WHAT IS NEEDED: Omit all images, then return the remaining material exactly as it stands.

DATASET EXCERPT:
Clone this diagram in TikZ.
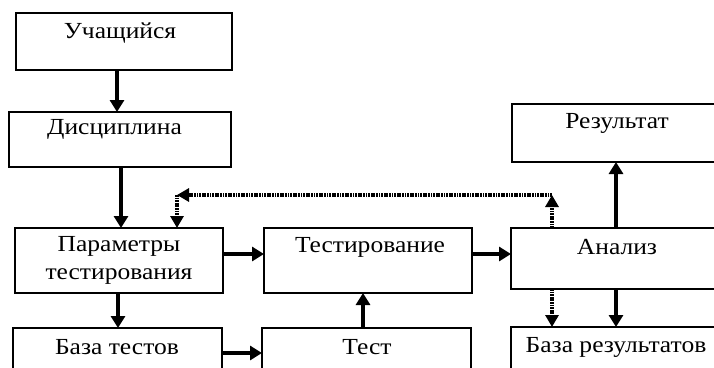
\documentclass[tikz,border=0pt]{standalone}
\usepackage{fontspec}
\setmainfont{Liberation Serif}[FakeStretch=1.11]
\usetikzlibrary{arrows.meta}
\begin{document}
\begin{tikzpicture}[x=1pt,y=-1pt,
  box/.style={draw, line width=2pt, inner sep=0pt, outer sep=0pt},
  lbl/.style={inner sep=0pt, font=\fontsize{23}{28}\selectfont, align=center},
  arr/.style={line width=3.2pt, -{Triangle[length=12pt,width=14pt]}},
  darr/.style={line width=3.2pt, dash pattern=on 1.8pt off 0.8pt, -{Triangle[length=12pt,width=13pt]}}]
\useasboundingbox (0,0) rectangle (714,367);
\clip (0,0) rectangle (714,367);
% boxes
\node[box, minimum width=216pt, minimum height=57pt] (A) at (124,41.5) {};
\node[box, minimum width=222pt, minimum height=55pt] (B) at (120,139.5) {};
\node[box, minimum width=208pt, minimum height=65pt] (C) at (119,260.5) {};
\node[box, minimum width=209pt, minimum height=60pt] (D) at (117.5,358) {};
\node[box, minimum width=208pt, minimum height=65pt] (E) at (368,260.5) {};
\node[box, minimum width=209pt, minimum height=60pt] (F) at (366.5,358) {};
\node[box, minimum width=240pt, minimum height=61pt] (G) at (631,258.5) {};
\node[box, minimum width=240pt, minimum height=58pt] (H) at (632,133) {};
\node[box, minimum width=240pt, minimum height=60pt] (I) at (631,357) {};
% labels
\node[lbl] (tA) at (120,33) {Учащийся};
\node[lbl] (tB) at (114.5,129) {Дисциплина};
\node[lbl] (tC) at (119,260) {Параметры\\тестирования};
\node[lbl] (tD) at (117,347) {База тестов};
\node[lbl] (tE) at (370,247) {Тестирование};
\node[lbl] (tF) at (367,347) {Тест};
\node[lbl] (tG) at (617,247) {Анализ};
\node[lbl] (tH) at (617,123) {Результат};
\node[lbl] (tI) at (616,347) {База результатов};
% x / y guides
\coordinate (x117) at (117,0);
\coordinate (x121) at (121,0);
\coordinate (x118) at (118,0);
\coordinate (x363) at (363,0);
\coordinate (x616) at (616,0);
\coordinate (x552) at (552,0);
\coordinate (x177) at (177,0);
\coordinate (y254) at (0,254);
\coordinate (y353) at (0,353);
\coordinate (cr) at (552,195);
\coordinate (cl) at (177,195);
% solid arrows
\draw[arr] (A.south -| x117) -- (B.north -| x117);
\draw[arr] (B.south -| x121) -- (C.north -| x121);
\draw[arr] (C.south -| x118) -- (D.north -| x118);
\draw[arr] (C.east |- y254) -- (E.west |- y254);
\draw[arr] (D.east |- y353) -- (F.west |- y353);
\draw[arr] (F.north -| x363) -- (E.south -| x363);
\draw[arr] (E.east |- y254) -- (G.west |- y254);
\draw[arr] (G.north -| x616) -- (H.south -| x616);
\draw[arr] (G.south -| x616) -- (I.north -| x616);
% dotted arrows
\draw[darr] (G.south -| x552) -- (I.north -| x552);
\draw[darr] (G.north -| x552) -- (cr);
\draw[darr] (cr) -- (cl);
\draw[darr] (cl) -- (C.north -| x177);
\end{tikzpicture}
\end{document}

REPLY TO THE EXERCISE:
Clone this diagram in TikZ.
\documentclass[tikz,border=0pt]{standalone}
\usepackage{fontspec}
\setmainfont{Liberation Serif}[FakeStretch=1.11]
\usetikzlibrary{arrows.meta}
\begin{document}
\begin{tikzpicture}[x=1pt,y=-1pt,
  box/.style={draw, line width=2pt, inner sep=0pt, outer sep=0pt},
  lbl/.style={inner sep=0pt, font=\fontsize{23}{28}\selectfont, align=center},
  arr/.style={line width=3.2pt, -{Triangle[length=12pt,width=14pt]}},
  darr/.style={line width=3.2pt, dash pattern=on 1.8pt off 0.8pt, -{Triangle[length=12pt,width=13pt]}}]
\useasboundingbox (0,0) rectangle (714,367);
\clip (0,0) rectangle (714,367);
% boxes
\node[box, minimum width=216pt, minimum height=57pt] (A) at (124,41.5) {};
\node[box, minimum width=222pt, minimum height=55pt] (B) at (120,139.5) {};
\node[box, minimum width=208pt, minimum height=65pt] (C) at (119,260.5) {};
\node[box, minimum width=209pt, minimum height=60pt] (D) at (117.5,358) {};
\node[box, minimum width=208pt, minimum height=65pt] (E) at (368,260.5) {};
\node[box, minimum width=209pt, minimum height=60pt] (F) at (366.5,358) {};
\node[box, minimum width=240pt, minimum height=61pt] (G) at (631,258.5) {};
\node[box, minimum width=240pt, minimum height=58pt] (H) at (632,133) {};
\node[box, minimum width=240pt, minimum height=60pt] (I) at (631,357) {};
% labels
\node[lbl] (tA) at (120,33) {Учащийся};
\node[lbl] (tB) at (114.5,129) {Дисциплина};
\node[lbl] (tC) at (119,260) {Параметры\\тестирования};
\node[lbl] (tD) at (117,347) {База тестов};
\node[lbl] (tE) at (370,247) {Тестирование};
\node[lbl] (tF) at (367,347) {Тест};
\node[lbl] (tG) at (617,247) {Анализ};
\node[lbl] (tH) at (617,123) {Результат};
\node[lbl] (tI) at (616,347) {База результатов};
% x / y guides
\coordinate (x117) at (117,0);
\coordinate (x121) at (121,0);
\coordinate (x118) at (118,0);
\coordinate (x363) at (363,0);
\coordinate (x616) at (616,0);
\coordinate (x552) at (552,0);
\coordinate (x177) at (177,0);
\coordinate (y254) at (0,254);
\coordinate (y353) at (0,353);
\coordinate (cr) at (552,195);
\coordinate (cl) at (177,195);
% solid arrows
\draw[arr] (A.south -| x117) -- (B.north -| x117);
\draw[arr] (B.south -| x121) -- (C.north -| x121);
\draw[arr] (C.south -| x118) -- (D.north -| x118);
\draw[arr] (C.east |- y254) -- (E.west |- y254);
\draw[arr] (D.east |- y353) -- (F.west |- y353);
\draw[arr] (F.north -| x363) -- (E.south -| x363);
\draw[arr] (E.east |- y254) -- (G.west |- y254);
\draw[arr] (G.north -| x616) -- (H.south -| x616);
\draw[arr] (G.south -| x616) -- (I.north -| x616);
% dotted arrows
\draw[darr] (G.south -| x552) -- (I.north -| x552);
\draw[darr] (G.north -| x552) -- (cr);
\draw[darr] (cr) -- (cl);
\draw[darr] (cl) -- (C.north -| x177);
\end{tikzpicture}
\end{document}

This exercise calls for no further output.